Commercial fishermen, environmentalists and Native American entities concerned about toxics in the Salish Sea plan to rally outside the Gates Foundation in Seattle at noon on Thursday, Jan. 20, to voice concerns over the use of Corexit dispersants for oil spill response.
Their goal, according to rally co-organizer Riki Ott, is to encourage the manufacturer, Nalco, to stop producing these dispersants and instead use the ingredients as feed stock for other products.
Ott said that Washington, like every other coastal state, stockpiles Corexit dispersants for oil spill response and pre-authorizes dispersant use. The product is toxic to orcas, salmon, herring and communities that depend on the vitality and bounty of the sea, she said.
Ott is the director of the environmental organization ALERT, which focuses on the risk to communities from common oil and oil-based chemicals dispersed to clean up oil spills and other disasters. Ott said that Bill and Melinda Gates are the largest individual shareholders of Ecolab, the parent company of Nalco, which manufactures toxic Corexit oil dispersants.
The federal government currently sanctions use of Corexit dispersants in its national oil spill response plan. The federal government is also, according to ALERT, the largest owner of Corexit dispersant stockpiles, purchased at taxpayers’ expense.

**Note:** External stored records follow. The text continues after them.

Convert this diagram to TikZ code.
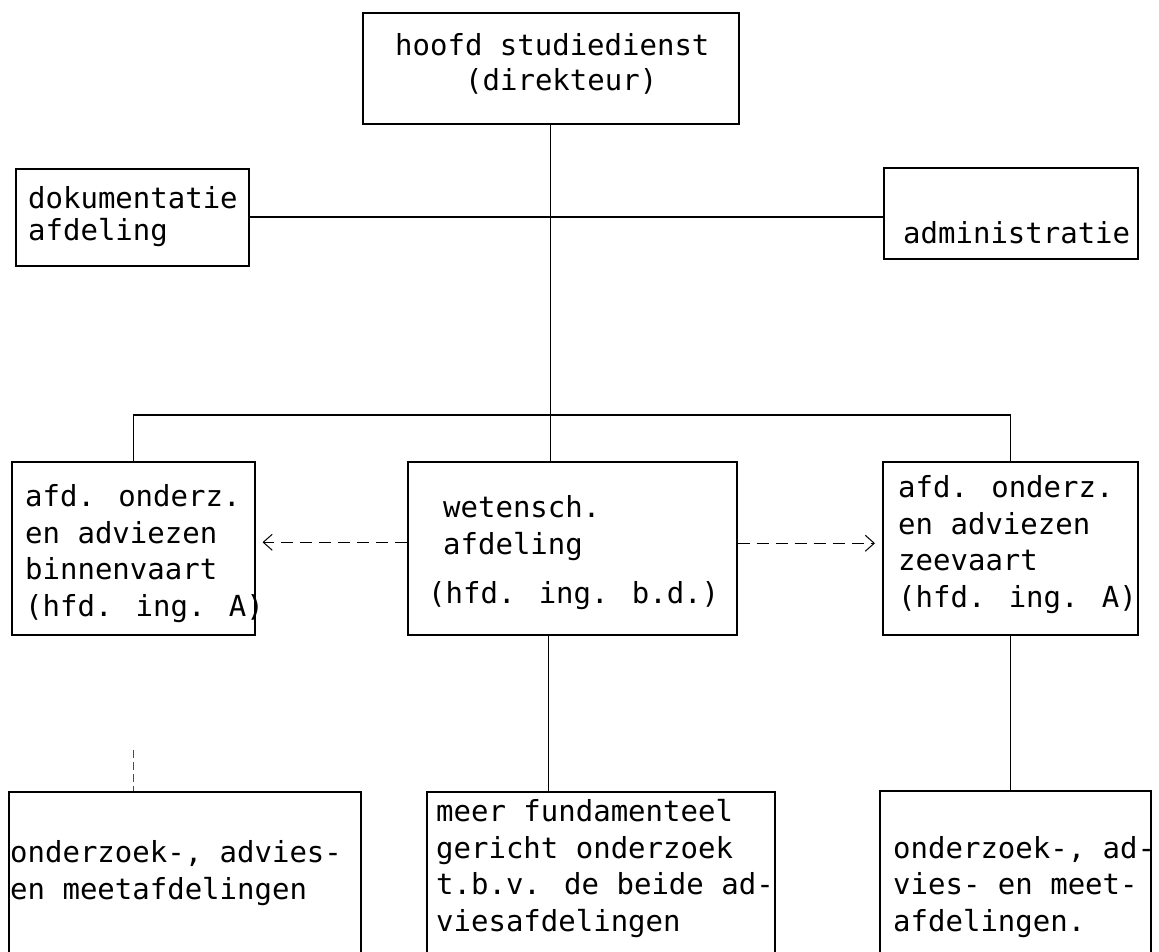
\documentclass[tikz,border=0pt]{standalone}
\usepackage{fontspec}
\newfontfamily\plotmono{DejaVu Sans Mono}
\usetikzlibrary{arrows.meta}
\tikzset{
  box/.style={draw, line width=1.5pt, rectangle, inner sep=0pt, anchor=north west},
  txt/.style={font=\fontsize{29}{36.5}\selectfont\plotmono, align=left, anchor=base west, inner sep=0pt},
  link/.style={line width=1.1pt},
  dasharrow/.style={line width=1pt, dash pattern=on 12pt off 7pt, -{Straight Barb[length=9pt,width=16pt,line width=1pt]}, shorten >=7pt},
  faint/.style={line width=0.7pt, dash pattern=on 8pt off 4pt, black!70}
}
\begin{document}
\begin{tikzpicture}[x=1pt,y=-1pt]
\useasboundingbox (0,0) rectangle (1159,951);
\clip (0,0) rectangle (1159,951);
% boxes
\node[box, minimum width=376pt, minimum height=111pt] (top) at (362,12) {};
\node[box, minimum width=233pt, minimum height=97pt] (dok) at (15,168) {};
\node[box, minimum width=254pt, minimum height=91pt] (adm) at (883,167) {};
\node[box, minimum width=243pt, minimum height=173pt] (lmid) at (11,461) {};
\node[box, minimum width=329pt, minimum height=173pt] (mid) at (407,461) {};
\node[box, minimum width=255pt, minimum height=173pt] (rmid) at (882,461) {};
\node[box, minimum width=352pt, minimum height=200pt] (bleft) at (8,791) {};
\node[box, minimum width=348pt, minimum height=200pt] (bmid) at (426,791) {};
\node[box, minimum width=271pt, minimum height=200pt] (bright) at (879,790) {};
% texts (anchor = baseline of the last line)
\node[txt] (ttop1) at (395,55) {hoofd studiedienst};
\node[txt] (ttop2) at (465,90) {(direkteur)};
\node[txt, font=\fontsize{29}{32}\selectfont\plotmono] (tdok) at (28,240) {dokumentatie\\afdeling};
\node[txt] (tadm) at (903,243) {administratie};
\node[txt] (tlmid) at (25,616) {afd. onderz.\\en adviezen\\binnenvaart\\(hfd. ing. A)};
\node[txt] (tmid1) at (443,554) {wetensch.\\afdeling};
\node[txt] (tmid2) at (428,603) {(hfd. ing. b.d.)};
\node[txt] (trmid) at (898,607) {afd. onderz.\\en adviezen\\zeevaart\\(hfd. ing. A)};
\node[txt] (tbleft) at (10,899) {onderzoek-, advies-\\en meetafdelingen};
\node[txt] (tbmid) at (436,931) {meer fundamenteel\\gericht onderzoek\\t.b.v. de beide ad-\\viesafdelingen};
\node[txt] (tbright) at (893,931) {onderzoek-, ad-\\vies- en meet-\\afdelingen.};
% connectors
\coordinate (bus) at (550,415);
\coordinate (stub) at (133,750);
\draw[link] (top.south) -- (top.south |- mid.north);
\draw[link] (dok.east |- 0,217) -- (adm.west |- 0,217);
\draw[link] (lmid.north) |- (bus) -| (rmid.north);
\draw[dasharrow] ([yshift=6pt]mid.west) -- ([yshift=6pt]mid.west -| lmid.east);
\draw[dasharrow] ([yshift=5pt]mid.east) -- ([yshift=5pt]mid.east -| rmid.west);
\draw[link] ([xshift=-24pt]mid.south) -- ([xshift=-24pt]mid.south |- bmid.north);
\draw[link] (rmid.south) -- (rmid.south |- bright.north);
\draw[faint] (stub) -- (stub |- bleft.north);
\end{tikzpicture}
\end{document}
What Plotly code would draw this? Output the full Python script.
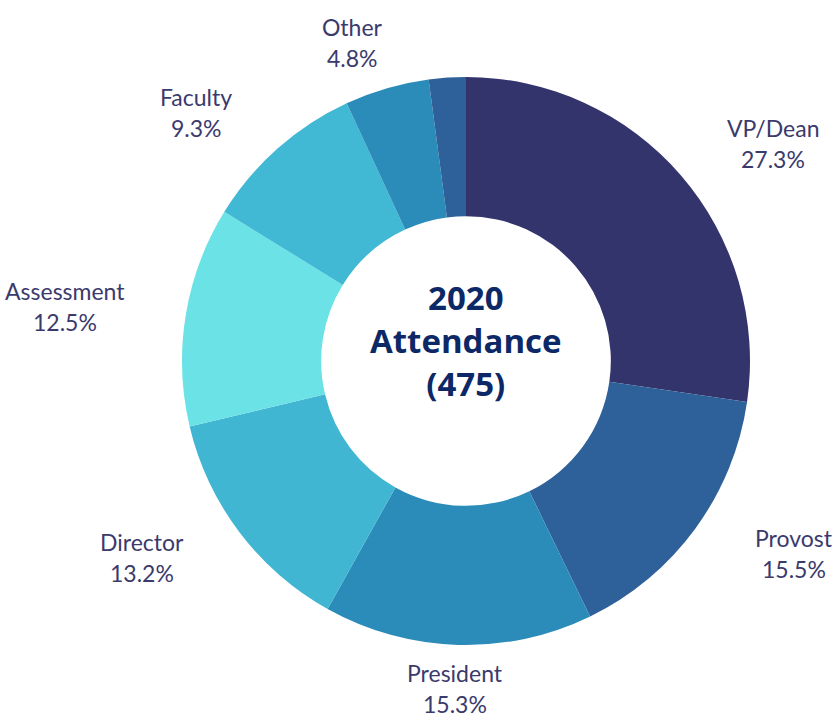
import math
import plotly.graph_objects as go

# ---- data ----
categories = ["VP/Dean", "Provost", "President", "Director", "Assessment", "Faculty", "Other", ""]
percentages = [27.3, 15.5, 15.3, 13.2, 12.5, 9.3, 4.8, 2.1]
colors = ["#33346c", "#2e6099", "#2b8bb9", "#41b6d3", "#6be2e6", "#41b8d4", "#2b8bb9", "#2e6099"]
center_lines = ["2020", "Attendance", "(475)"]

W, H = 840, 719

# donut placement in pixels (center + radius)
cx_px, cy_px, r_px = 466, 361, 284
dom_x = [(cx_px - r_px) / W, (cx_px + r_px) / W]
dom_y = [1 - (cy_px + r_px) / H, 1 - (cy_px - r_px) / H]

fig = go.Figure(go.Pie(
    labels=categories,
    values=percentages,
    marker=dict(colors=colors, line=dict(width=0)),
    hole=0.51,
    sort=False,
    direction="clockwise",
    rotation=0,
    textinfo="none",
    hoverinfo="label+value",
    showlegend=False,
    domain=dict(x=dom_x, y=dom_y),
))

# outside labels placed at each slice's mid-angle (on an ellipse around the ring)
total = sum(percentages)
rx, ry = 1.43 * r_px, 1.16 * r_px
lcy = cy_px - 2
label_font = dict(family="Lato", size=23, color="#3b3a6c")
annotations = []
cum = 0.0
for lab, v in zip(categories, percentages):
    mid = (cum + v / 2) / total * 2 * math.pi
    cum += v
    if not lab:
        continue
    x = cx_px + math.sin(mid) * rx
    y = lcy - math.cos(mid) * ry
    for txt, dy in ((lab, -15.5), (f"{v:.1f}%", 15.5)):
        annotations.append(dict(
            x=x / W, y=1 - (y + dy) / H, xref="paper", yref="paper",
            text=txt, showarrow=False, font=label_font,
            xanchor="center", yanchor="middle", align="center",
        ))

annotations.append(dict(
    x=cx_px / W, y=1 - (cy_px - 21) / H, xref="paper", yref="paper",
    text="<br>".join(f"<b>{t}</b>" for t in center_lines), showarrow=False,
    font=dict(family="Open Sans", size=33, color="#0c2866"),
    xanchor="center", yanchor="middle", align="center",
))

fig.update_layout(
    width=W, height=H,
    margin=dict(l=0, r=0, t=0, b=0),
    paper_bgcolor="white", plot_bgcolor="white",
    annotations=annotations,
)

fig.write_html(
    "out.html",
    config={"displayModeBar": False},
    post_script="document.body.style.margin='0';",
)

In response to the accusations, Ecolab spokesman Roman Blahoski told Fishermen’s News that the company “is committed to operating sustainably and with care for the environment.”
“Ecolab acquired Nalco in December 2011 and diverted the oil dispersant business in June 2020,” Blahoski explained. “Ecolab and its subsidiary Nalco Water no longer manufacture oil dispersants.”

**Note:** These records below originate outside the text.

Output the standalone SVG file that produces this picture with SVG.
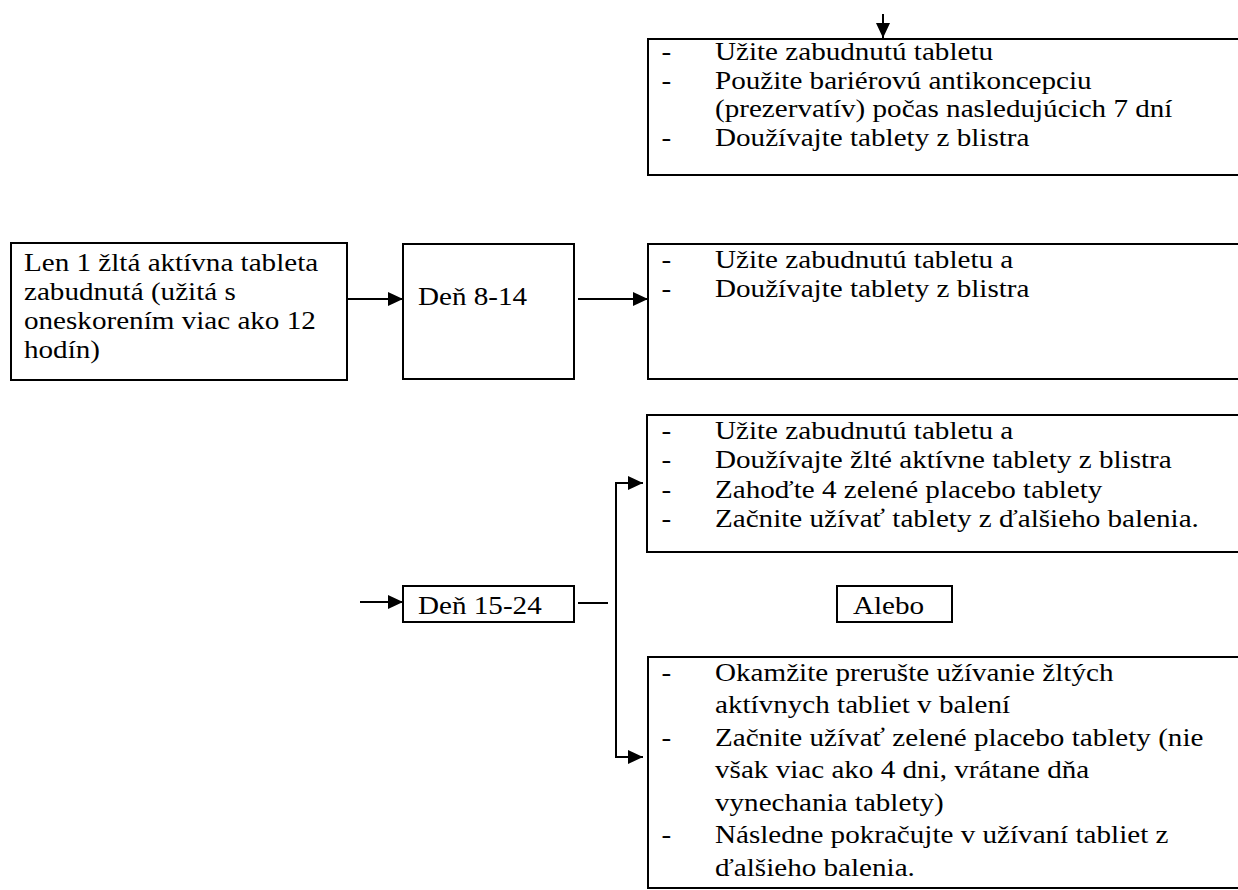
<svg xmlns="http://www.w3.org/2000/svg" width="1238" height="890" viewBox="0 0 1238 890">
<style>
.box{fill:#fff;stroke:#000;stroke-width:2}
.t{font-family:"Liberation Serif","Times New Roman",serif;font-size:25px;fill:#000}
.c{stroke:#000;stroke-width:2;fill:none}
</style>
<defs>
<marker id="ah" markerUnits="userSpaceOnUse" markerWidth="15" markerHeight="14" refX="15" refY="7" orient="auto"><path d="M0,0 L15,7 L0,14 z" fill="#000"/></marker>
</defs>
<rect width="1238" height="890" fill="#fff"/>

<g id="connectors">
<line class="c" x1="883" y1="14" x2="883" y2="38" marker-end="url(#ah)"/>
<line class="c" x1="343" y1="299" x2="403" y2="299" marker-end="url(#ah)"/>
<line class="c" x1="578" y1="299" x2="648" y2="299" marker-end="url(#ah)"/>
<line class="c" x1="360" y1="602" x2="403" y2="602" marker-end="url(#ah)"/>
<line class="c" x1="578" y1="603" x2="608" y2="603"/>
<polyline class="c" points="616,757 616,483 643,483" marker-end="url(#ah)"/>
<polyline class="c" points="616,483 616,757 643,757" marker-end="url(#ah)"/>
</g>

<g id="node-top">
<rect class="box" x="648" y="39" width="620" height="136"/>
<g class="t" transform="translate(715,0) scale(1.165,1)">
<text x="-46" y="60">-</text><text x="0" y="60">Užite zabudnutú tabletu</text>
<text x="-46" y="88.7">-</text><text x="0" y="88.7">Použite bariérovú antikoncepciu</text>
<text x="0" y="117.4">(prezervatív) počas nasledujúcich 7 dní</text>
<text x="-46" y="146">-</text><text x="0" y="146">Doužívajte tablety z blistra</text>
</g>
</g>

<g id="node-start">
<rect class="box" x="11" y="243" width="336" height="137"/>
<g class="t" transform="translate(24,0) scale(1.165,1)">
<text x="0" y="271">Len 1 žltá aktívna tableta</text>
<text x="0" y="300">zabudnutá (užitá s</text>
<text x="0" y="329">oneskorením viac ako 12</text>
<text x="0" y="358">hodín)</text>
</g>
</g>

<g id="node-den8">
<rect class="box" x="403" y="244" width="171" height="135"/>
<g class="t" transform="translate(418,0) scale(1.165,1)">
<text x="0" y="305">Deň 8-14</text>
</g>
</g>

<g id="node-mid">
<rect class="box" x="648" y="244" width="620" height="135"/>
<g class="t" transform="translate(715,0) scale(1.165,1)">
<text x="-46" y="268">-</text><text x="0" y="268">Užite zabudnutú tabletu a</text>
<text x="-46" y="297">-</text><text x="0" y="297">Doužívajte tablety z blistra</text>
</g>
</g>

<g id="node-den15">
<rect class="box" x="403" y="586" width="171" height="36"/>
<g class="t" transform="translate(418,0) scale(1.165,1)">
<text x="0" y="614">Deň 15-24</text>
</g>
</g>

<g id="node-opt1">
<rect class="box" x="647" y="415" width="620" height="137"/>
<g class="t" transform="translate(715,0) scale(1.165,1)">
<text x="-46" y="439">-</text><text x="0" y="439">Užite zabudnutú tabletu a</text>
<text x="-46" y="468.5">-</text><text x="0" y="468.5">Doužívajte žlté aktívne tablety z blistra</text>
<text x="-46" y="498">-</text><text x="0" y="498">Zahoďte 4 zelené placebo tablety</text>
<text x="-46" y="527.5">-</text><text x="0" y="527.5">Začnite užívať tablety z ďalšieho balenia.</text>
</g>
</g>

<g id="node-alebo">
<rect class="box" x="837" y="586" width="115" height="36"/>
<g class="t" transform="translate(853,0) scale(1.165,1)">
<text x="0" y="614">Alebo</text>
</g>
</g>

<g id="node-opt2">
<rect class="box" x="648" y="657" width="620" height="231"/>
<g class="t" transform="translate(715,0) scale(1.165,1)">
<text x="-46" y="681">-</text><text x="0" y="681">Okamžite prerušte užívanie žltých</text>
<text x="0" y="713.5">aktívnych tabliet v balení</text>
<text x="-46" y="746">-</text><text x="0" y="746">Začnite užívať zelené placebo tablety (nie</text>
<text x="0" y="778.5">však viac ako 4 dni, vrátane dňa</text>
<text x="0" y="811">vynechania tablety)</text>
<text x="-46" y="843.5">-</text><text x="0" y="843.5">Následne pokračujte v užívaní tabliet z</text>
<text x="0" y="876">ďalšieho balenia.</text>
</g>
</g>
</svg>
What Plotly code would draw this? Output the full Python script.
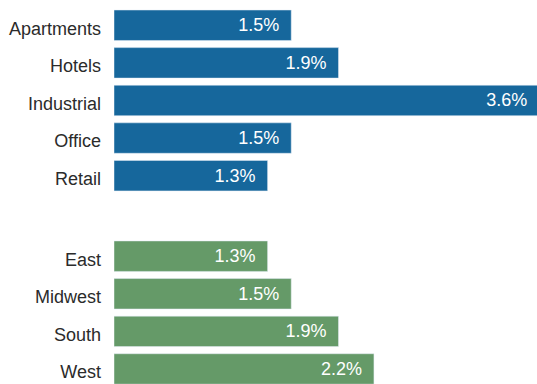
import plotly.graph_objects as go
from plotly.subplots import make_subplots

sectors = ["Apartments", "Hotels", "Industrial", "Office", "Retail"]
sector_values = [1.5, 1.9, 3.6, 1.5, 1.3]
regions = ["East", "Midwest", "South", "West"]
region_values = [1.3, 1.5, 1.9, 2.2]

BLUE = "#16679C"
GREEN = "#659A68"
FONT = "Liberation Sans, Arial, sans-serif"
PAD = "\u2002"

fig = make_subplots(rows=2, cols=1, shared_xaxes=True, vertical_spacing=0)

fig.add_trace(go.Bar(
    x=sector_values, y=sectors, orientation="h", marker_color=BLUE,
    text=[f"{v:.1f}%{PAD}" for v in sector_values], textposition="inside",
    insidetextanchor="end", insidetextfont=dict(color="white", size=18, family=FONT),
    hoverinfo="skip", cliponaxis=True,
), row=1, col=1)

fig.add_trace(go.Bar(
    x=region_values, y=regions, orientation="h", marker_color=GREEN,
    text=[f"{v:.1f}%{PAD}" for v in region_values], textposition="inside",
    insidetextanchor="end", insidetextfont=dict(color="white", size=18, family=FONT),
    hoverinfo="skip", cliponaxis=True,
), row=2, col=1)

fig.update_layout(
    width=537, height=384,
    margin=dict(l=114, r=0, t=0, b=0),
    paper_bgcolor="white", plot_bgcolor="white",
    showlegend=False, bargap=0.19,
    font=dict(family=FONT, size=18, color="#2b2b2b"),
)

fig.update_xaxes(range=[0, 3.58], showgrid=False, zeroline=False, showticklabels=False,
                 showline=False, ticks="")
fig.update_yaxes(showgrid=False, zeroline=False, showline=False, ticks="",
                 ticklabelstandoff=12, ticklabelshift=-3,
                 tickfont=dict(size=18, color="#2b2b2b", family=FONT))
fig.update_yaxes(range=[4.5, -0.5], domain=[0.4936, 0.9832], row=1, col=1)
fig.update_yaxes(range=[3.4, -0.5], domain=[0.0, 0.3818], row=2, col=1)

fig.write_html("out.html")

The group said that during the rally, it will seek to have Bill and Melinda Gates or their representatives use their power as public influencers and shareholders of Ecolab to help stop the manufacture of Corexit dispersants, stop their use and safely destroy existing stockpiles. They also plan to deliver ALERT’s formal petition, asking the same of the Gates Foundation.
The planned rally is part of a larger ALERT campaign to ban Corexit dispersants with a goal of safeguarding the Salish Sea ecosystem.
Efforts addressing the current environmental challenges in the Salish Sea to orcas and salmon are already underway in Washington state and British Columbia, in hope of providing increased food sources and improved habitat and boost the health and numbers of those species.